There are times when I desire something and I am able to achieve or acquire it almost effortlessly. That is due to the fact that all my chakras are plugged into the “reality” that says it can happen. From the “idea” stage all the way down to the physical or feeling level, I know it to be true and possible. There is no doubt that stands in the way. There is a unity from my head all the way down. I do not sabotage myself. During such times, it is clear to me that I create my own reality.
I think of Thomas in the Bible saying (I paraphrase), “Lord, I do believe. Help my unbelief.” There is a remark that recognizes the problem of doubt, or the lack of wholehearted acceptance needed for something to become physically real.

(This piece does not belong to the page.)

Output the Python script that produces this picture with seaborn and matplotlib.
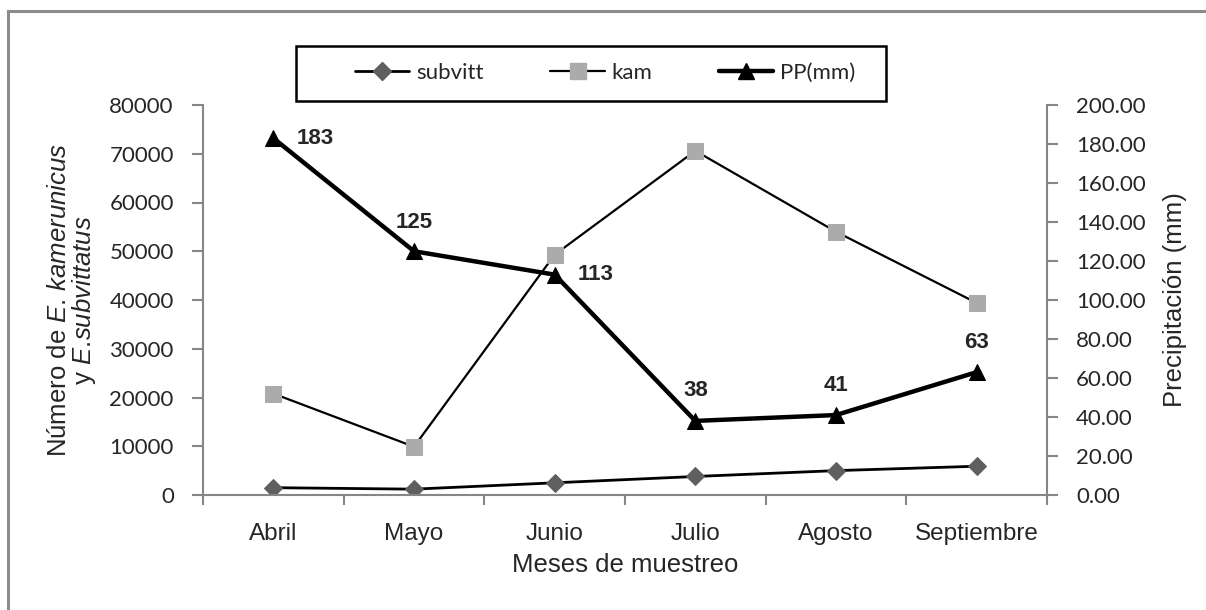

This concept of having a unified belief system that rules our chakras on all levels is similar to what the writer Mihaly Csikszentmihalyi (yes, it’s a real name) talks about when he discusses “flow.” He says that people are in “flow” mode when they do things fully conscious, which almost always means they do what they do with joy, excellence and effortlessness.
Within this framework, I often wonder what Jesus could have meant when He said, “Ask and ye shall receive,” in the Sermon on the Mount.
Could it be that simple? I sometimes think it is.